How do you see the connection between music and science and what can these two fields reveal about each other?
 
Well, I am no scientist, but I have sat in many soundbaths with crystal bowls, and I’ve found that feeling the soundwaves from that experience is truly a somatic experience.

I believe that music has an effect on our bodies, and I’m sure there's a scientist that would tell you that music activates different areas of our brain than a normal conversation or visual experience.
 
Creativity can reach many different corners of our lives. Do you feel as though writing or performing a piece of music is inherently different from something like making a great cup of coffee? What do you express through music that you couldn't or wouldn't in more 'mundane' tasks?
 
I think some musicians who really enjoy a chemex pour over might say that the two could be similar.
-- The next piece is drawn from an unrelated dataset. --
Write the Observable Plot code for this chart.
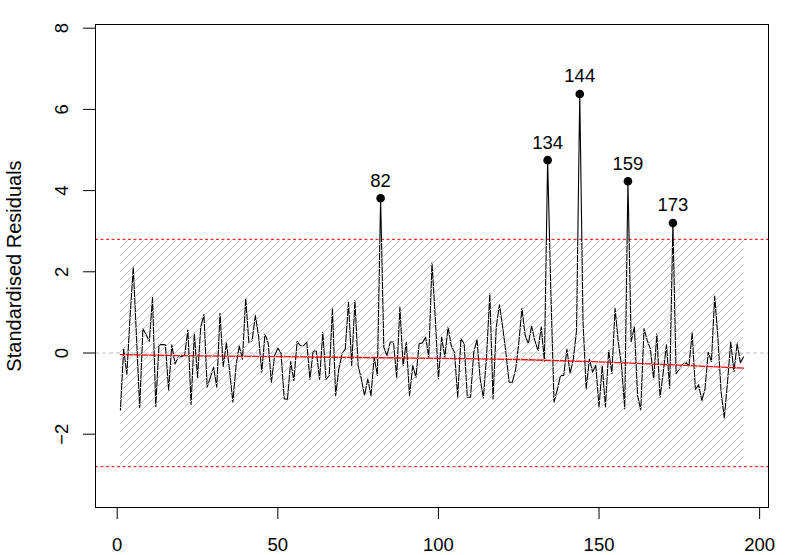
<!DOCTYPE html>
<html><head><meta charset="utf-8">
<script src="https://cdn.jsdelivr.net/npm/d3@7"></script>
<script src="https://cdn.jsdelivr.net/npm/@observablehq/plot@0.6"></script>
<style>body{margin:0;background:#fff} svg{display:block}</style>
</head><body><div id="chart"></div>
<script>
// Standardised residuals, observations 1..195
const residuals = [
  -1.40, 0.10, -0.53, 0.90, 2.10, 0.40, -1.35, 0.60, 0.45, 0.29,
  1.37, -1.32, 0.20, 0.21, 0.20, -0.91, 0.20, -0.27, -0.10, -0.09,
  -0.05, 0.57, -1.27, 0.49, -0.60, 0.64, 0.95, -0.84, -0.60, -0.35,
  -0.84, 0.98, -0.33, 0.25, -0.45, -1.21, -0.30, 0.17, -0.15, 1.35,
  0.25, 0.31, 0.92, 0.43, -0.47, 0.47, 0.25, -0.72, -0.06, 0.12,
  0.00, -1.13, -1.14, -0.21, -0.68, 0.28, 0.18, 0.18, 0.28, -0.65,
  0.05, 0.05, -0.65, 0.51, -0.65, -0.55, 1.09, -1.05, -0.39, -0.02,
  0.10, 1.25, -0.31, 1.29, -0.31, -0.64, -1.05, -0.64, -1.05, -0.10,
  -0.55, 3.81, 0.14, -0.06, 0.27, 0.27, -0.60, 1.13, -0.31, 0.27,
  -1.05, -0.31, -0.60, 0.23, 0.25, 0.39, -0.10, 2.22, 0.90, -0.64,
  0.39, -0.10, 0.64, 0.18, 0.02, -1.09, 0.35, 0.23, -1.09, -1.09,
  0.02, 0.33, -0.64, -1.11, -0.06, 1.46, -1.13, 0.64, 1.19, 0.64,
  0.02, -0.72, -0.72, -0.43, 0.23, 1.10, 0.43, 0.23, 0.66, 0.31,
  0.06, 0.64, -0.20, 4.75, 1.50, -1.21, -0.90, -0.56, -0.55, 0.10,
  -0.50, -0.15, 0.55, 6.38, 0.80, -0.88, -0.15, -0.47, -0.31, -1.33,
  -0.31, -1.33, 0.06, -0.51, 1.10, 0.27, -0.31, -1.37, 4.23, 0.28,
  0.64, -1.05, -1.40, 0.60, 0.31, 0.10, -0.64, 0.47, -1.09, -0.47,
  0.20, -0.87, 3.20, -0.51, -0.39, -0.29, -0.23, -0.31, 0.50, -0.90,
  -0.78, -1.17, -0.88, 0.02, -0.21, 1.40, 0.39, -0.96, -1.60, -0.72,
  0.27, -0.46, 0.23, -0.23, -0.10
];
const outlierIndex = [82, 134, 144, 159, 173];
// smooth (red) trend line
const smoothX = [1, 25, 50, 75, 100, 125, 150, 175, 195];
const smoothY = [-0.04, -0.07, -0.09, -0.11, -0.13, -0.16, -0.22, -0.30, -0.37];
const bandX = [1, 195];
const bandY = [-2.75, 2.75];
const cutoffs = [-2.8, 2.8];
const zeroLine = [0];
const xTicks = [0, 50, 100, 150, 200];
const yTicks = [-2, 0, 2, 4, 6, 8];
const yTitle = "Standardised Residuals";

const series = residuals.map((v, i) => ({x: i + 1, y: v}));
const outliers = outlierIndex.map(k => ({x: k, y: residuals[k - 1]}));
const smooth = smoothX.map((x, i) => ({x, y: smoothY[i]}));
const band = [{x1: bandX[0], x2: bandX[1], y1: bandY[0], y2: bandY[1]}];

const chart = Plot.plot({
  width: 793, height: 555,
  marginLeft: 95, marginRight: 25, marginTop: 24, marginBottom: 48,
  x: {domain: [-6.76, 202.76]},
  y: {domain: [-3.805, 8.091]},
  style: {fontFamily: "'Liberation Sans', Arial, Helvetica, sans-serif", fontSize: "18.5px", background: "white", color: "black"},
  marks: [
    Plot.ruleY(zeroLine, {stroke: "#bebebe", strokeDasharray: "4,3"}),
    Plot.ruleY(cutoffs, {stroke: "red", strokeDasharray: "3,2.5"}),
    Plot.line(series, {x: "x", y: "y", stroke: "black", strokeWidth: 1.1}),
    Plot.line(smooth, {x: "x", y: "y", stroke: "red", strokeWidth: 1.3}),
    Plot.rect(band, {x1: "x1", x2: "x2", y1: "y1", y2: "y2", fill: "url(#hatch)"}),
    Plot.dot(outliers, {x: "x", y: "y", r: 4.3, fill: "black"}),
    Plot.text(outliers, {x: "x", y: "y", text: d => String(d.x), dy: -11.6, lineAnchor: "bottom", fill: "black"}),
    Plot.axisX({ticks: xTicks, tickSize: 12, tickPadding: 18, tickFormat: d => String(d), label: null}),
    Plot.axisY({ticks: yTicks, tickSize: 12, tickFormat: () => "", label: null}),
    Plot.text(yTicks, {y: d => d, text: d => d < 0 ? "\u2212" + Math.abs(d) : String(d), frameAnchor: "left", textAnchor: "middle", dx: -33, rotate: -90, fill: "black"}),
    Plot.text([yTitle], {text: d => d, frameAnchor: "left", textAnchor: "middle", dx: -81, rotate: -90, fontSize: 20, fill: "black"}),
    Plot.frame({stroke: "black"})
  ]
});

const svg = d3.select(chart);
const defs = svg.insert("defs", ":first-child");
const pat = defs.append("pattern").attr("id", "hatch")
  .attr("patternUnits", "userSpaceOnUse").attr("width", 8).attr("height", 8);
pat.append("path").attr("d", "M-2,2 L2,-2 M0,8 L8,0 M6,10 L10,6")
  .attr("stroke", "#c8c8c8").attr("stroke-width", 1).attr("fill", "none");
document.getElementById("chart").appendChild(chart);
</script>
</body></html>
Music and creativity is an experience (for me) that takes full presence and emotion. I do not feel that way when I make my keurig coffee in the morning necessarily, but what I will say about the two is that both are important to me to be true routines. Creativity is like a muscle, and must be used and activated in order to keep it healthy and strong.

As far as what I express through music, I express emotion and my heart. Singing, to me, is much more than singing notes-- it’s feeling and expressing. After I sing something emotional, I feel as though I’ve gone through something or experienced something - because I have. I do not tap into that part of myself when I make my coffee in the morning or do mundane tasks, as it would end up being draining.
 
Music is vibration in the air, captured by our ear drums. From your perspective as a creator and listener, do you have an explanation how it able to transmit such diverse and potentially deep messages?

I am not a scientist. But I would say that it's pretty magic that music is able to affect us so prominently! A meditation teacher of mine once said our minds are like tofu - they take on whatever thoughts and experiences we put them in.

Music is a marinade that can take us to other worlds through our thoughts and emotions.